COLLECTED DATA:
^^^^^^^^

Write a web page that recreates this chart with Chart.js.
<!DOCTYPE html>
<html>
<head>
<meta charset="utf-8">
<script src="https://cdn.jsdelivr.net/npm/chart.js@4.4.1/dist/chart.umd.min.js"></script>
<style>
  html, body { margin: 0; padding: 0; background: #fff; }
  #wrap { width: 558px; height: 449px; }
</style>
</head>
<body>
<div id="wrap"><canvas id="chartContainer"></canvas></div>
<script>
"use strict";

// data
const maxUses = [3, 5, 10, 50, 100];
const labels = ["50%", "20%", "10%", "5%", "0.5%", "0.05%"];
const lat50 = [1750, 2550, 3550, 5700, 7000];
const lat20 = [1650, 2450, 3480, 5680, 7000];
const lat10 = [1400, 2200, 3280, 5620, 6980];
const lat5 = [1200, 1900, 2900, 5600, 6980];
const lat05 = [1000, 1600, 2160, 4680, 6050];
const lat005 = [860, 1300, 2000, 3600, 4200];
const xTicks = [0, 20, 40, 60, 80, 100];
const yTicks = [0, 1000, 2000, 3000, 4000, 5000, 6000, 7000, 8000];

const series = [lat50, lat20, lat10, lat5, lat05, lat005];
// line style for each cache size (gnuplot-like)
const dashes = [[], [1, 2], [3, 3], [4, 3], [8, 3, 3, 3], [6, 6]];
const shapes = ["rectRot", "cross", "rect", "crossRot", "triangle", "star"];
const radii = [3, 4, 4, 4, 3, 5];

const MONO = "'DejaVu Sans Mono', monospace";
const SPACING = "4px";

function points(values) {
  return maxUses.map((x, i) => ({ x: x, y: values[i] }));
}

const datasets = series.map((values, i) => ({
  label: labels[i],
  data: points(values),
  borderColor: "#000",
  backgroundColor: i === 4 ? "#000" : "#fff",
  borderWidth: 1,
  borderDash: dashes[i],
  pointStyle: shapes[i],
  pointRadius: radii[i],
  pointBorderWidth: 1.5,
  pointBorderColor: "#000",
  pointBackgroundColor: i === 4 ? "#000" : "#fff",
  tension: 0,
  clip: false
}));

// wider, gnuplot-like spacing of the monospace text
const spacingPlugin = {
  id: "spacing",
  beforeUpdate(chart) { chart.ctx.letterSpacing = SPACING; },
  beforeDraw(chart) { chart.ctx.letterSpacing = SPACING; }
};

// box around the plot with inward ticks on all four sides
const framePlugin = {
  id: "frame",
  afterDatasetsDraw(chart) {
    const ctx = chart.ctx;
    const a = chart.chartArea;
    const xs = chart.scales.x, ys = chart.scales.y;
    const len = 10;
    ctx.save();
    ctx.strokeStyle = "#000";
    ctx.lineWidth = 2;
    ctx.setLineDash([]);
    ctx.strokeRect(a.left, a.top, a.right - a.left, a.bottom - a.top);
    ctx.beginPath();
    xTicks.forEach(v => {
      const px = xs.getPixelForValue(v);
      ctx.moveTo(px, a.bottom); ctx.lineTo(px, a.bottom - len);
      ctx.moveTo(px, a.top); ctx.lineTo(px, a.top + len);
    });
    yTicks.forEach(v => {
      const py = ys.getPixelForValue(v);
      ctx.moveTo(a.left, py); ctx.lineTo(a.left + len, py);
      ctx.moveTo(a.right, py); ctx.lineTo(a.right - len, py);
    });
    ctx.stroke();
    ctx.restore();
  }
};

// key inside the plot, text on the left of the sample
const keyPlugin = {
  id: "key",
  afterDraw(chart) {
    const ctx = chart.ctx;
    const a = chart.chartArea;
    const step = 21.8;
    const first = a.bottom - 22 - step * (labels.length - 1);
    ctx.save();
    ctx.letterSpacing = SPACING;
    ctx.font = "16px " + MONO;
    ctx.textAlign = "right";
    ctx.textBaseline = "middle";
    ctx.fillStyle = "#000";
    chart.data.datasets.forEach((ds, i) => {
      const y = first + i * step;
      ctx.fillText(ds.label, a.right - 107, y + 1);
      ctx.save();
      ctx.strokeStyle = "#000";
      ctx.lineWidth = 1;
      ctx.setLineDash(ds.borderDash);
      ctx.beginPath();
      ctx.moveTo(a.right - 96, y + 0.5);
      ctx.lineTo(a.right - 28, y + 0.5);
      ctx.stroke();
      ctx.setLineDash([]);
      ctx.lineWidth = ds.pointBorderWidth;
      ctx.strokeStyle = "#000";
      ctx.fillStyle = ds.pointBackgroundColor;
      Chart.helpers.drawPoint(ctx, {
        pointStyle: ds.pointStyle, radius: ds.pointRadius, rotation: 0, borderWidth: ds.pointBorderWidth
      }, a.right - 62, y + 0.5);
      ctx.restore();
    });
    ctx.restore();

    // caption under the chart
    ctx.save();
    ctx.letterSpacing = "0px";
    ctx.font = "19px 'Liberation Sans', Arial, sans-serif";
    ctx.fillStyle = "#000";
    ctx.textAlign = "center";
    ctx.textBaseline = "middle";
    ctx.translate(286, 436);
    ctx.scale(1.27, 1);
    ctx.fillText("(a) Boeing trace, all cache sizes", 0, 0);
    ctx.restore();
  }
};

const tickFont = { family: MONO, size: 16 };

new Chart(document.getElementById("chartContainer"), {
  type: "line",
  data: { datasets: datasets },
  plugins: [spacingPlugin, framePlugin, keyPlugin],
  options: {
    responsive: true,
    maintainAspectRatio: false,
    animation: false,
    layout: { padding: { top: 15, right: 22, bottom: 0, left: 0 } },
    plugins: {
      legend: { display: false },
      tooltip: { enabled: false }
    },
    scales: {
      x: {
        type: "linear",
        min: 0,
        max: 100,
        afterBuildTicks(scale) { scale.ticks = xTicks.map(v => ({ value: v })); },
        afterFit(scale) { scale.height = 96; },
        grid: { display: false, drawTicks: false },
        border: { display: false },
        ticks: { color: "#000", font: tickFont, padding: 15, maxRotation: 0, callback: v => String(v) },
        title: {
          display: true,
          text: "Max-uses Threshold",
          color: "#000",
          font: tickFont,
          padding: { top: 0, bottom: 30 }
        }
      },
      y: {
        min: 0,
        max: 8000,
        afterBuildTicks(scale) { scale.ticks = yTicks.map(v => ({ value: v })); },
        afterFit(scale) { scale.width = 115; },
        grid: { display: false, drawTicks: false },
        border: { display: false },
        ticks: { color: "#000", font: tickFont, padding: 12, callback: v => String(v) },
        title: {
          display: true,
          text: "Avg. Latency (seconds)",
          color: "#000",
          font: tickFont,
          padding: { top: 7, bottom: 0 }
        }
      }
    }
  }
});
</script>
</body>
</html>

^^^^^^^^

WRITTEN PROBLEM: Print only the lines that run from the start of the listing to the line bearing "6000, 7000, 8000];"; please keep the first line and that last one, exactly as they appear.

ANSWER TO THE EXERCISE:
Write a web page that recreates this chart with Chart.js.
<!DOCTYPE html>
<html>
<head>
<meta charset="utf-8">
<script src="https://cdn.jsdelivr.net/npm/chart.js@4.4.1/dist/chart.umd.min.js"></script>
<style>
  html, body { margin: 0; padding: 0; background: #fff; }
  #wrap { width: 558px; height: 449px; }
</style>
</head>
<body>
<div id="wrap"><canvas id="chartContainer"></canvas></div>
<script>
"use strict";

// data
const maxUses = [3, 5, 10, 50, 100];
const labels = ["50%", "20%", "10%", "5%", "0.5%", "0.05%"];
const lat50 = [1750, 2550, 3550, 5700, 7000];
const lat20 = [1650, 2450, 3480, 5680, 7000];
const lat10 = [1400, 2200, 3280, 5620, 6980];
const lat5 = [1200, 1900, 2900, 5600, 6980];
const lat05 = [1000, 1600, 2160, 4680, 6050];
const lat005 = [860, 1300, 2000, 3600, 4200];
const xTicks = [0, 20, 40, 60, 80, 100];
const yTicks = [0, 1000, 2000, 3000, 4000, 5000, 6000, 7000, 8000];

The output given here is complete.